The senator from New Jersey, after filing to place his name on New Hampshire’s first-in-the-nation primary ballot, told Fox News on Friday that “some of my closest friends in all of politics have either run or are still running” for the White House.
“I do not take it as a personal insult that my friends believe that they are the best person to be president. It is a good thing that we have a robust competition at a time that we need to make sure that whoever emerges from this is the best person to beat Donald Trump,” Booker said.
Booker spoke with reporters one day after Patrick sat in the same seat and took questions after filing for New Hampshire’s primary ballot just hours after declaring his candidacy. Patrick, like Booker, is an African-American Democrat pushing an ambitious agenda but also an ability to get past the bitter partisanship in order to unify the country.
Asked about Patrick, Booker noted, “I'm running my race. There have been people coming in and people going out and I'm sure that still might change. But I'm very excited about the campaign that we’ve built.”
And Booker insisted that “I'm not focusing on those other candidates” and refused to criticize his rivals. He told Fox News that the decisions that voters make are “not by how well I take shots at other Democrats. In fact, I think that in this race, that should be a flaw that people should point out, and should make them choose the person that doesn't take potshots at other candidates.”
Booker’s appearance in New Hampshire came two days after new super PAC - vowing to spend $1 million over the next month on behalf of Booker – launched. The outside group, named United We Win, was formed by Democratic donors and consultants in New Jersey.

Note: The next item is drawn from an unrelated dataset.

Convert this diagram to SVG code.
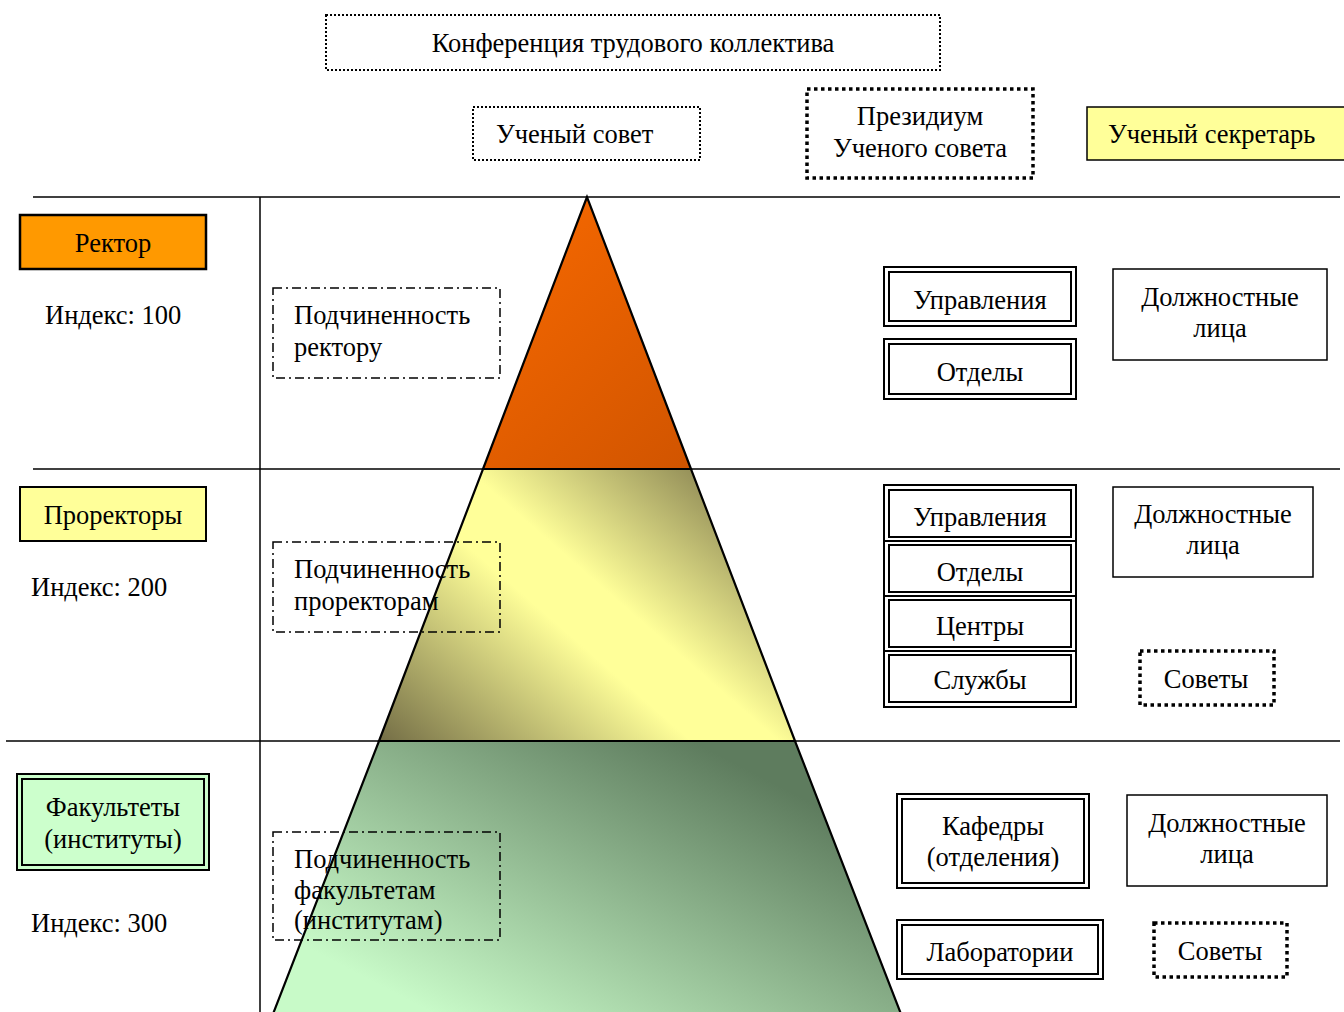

The super PAC went up Thursday with a low-six figure national digital buy.
Booker – who noted that he took a pledge to end “the corrupting influence of money in our politics” – told reporters “I do not want super PACs in this race for anybody, including me. And I think a lot of folks who are out there and want us to win, the best thing they can do is to go to Cory Booker.com and make a contribution.”
Booker has made numerous trips to New Hampshire and the other early voting states of Iowa, Nevada and South Carolina, and he’s built up formidable organizing teams in those states. He’s also a talented orator who excels in the kind of retail politics needed to perform well in New Hampshire and Iowa. But he’s languishing in the low single digits in most early state and national polling in the 2020 Democratic nomination race.
But Booker insisted that he’s on the move in the “metrics that matter.” Booker highlighted that “what we're seeing every day from the crowds that we're getting that coming out to my events, to the support from people in New Hampshire donating to my campaign, to….leading this campaign in (endorsements from) local elected officials who have heft and influence in their communities, or looked to as beacons of what's best.”
And with less than two and a half months to go until Iowa and New Hampshire kick off the presidential nominating calendar, Booker looked back at history and emphasized “if you look at what it's taken to go on to the White House from the Democratic Party, if you look at from [Jimmy] Carter to [Barack] Obama, we are where they were at this time. I have that right stuff that I believe will win here in the Granite State.”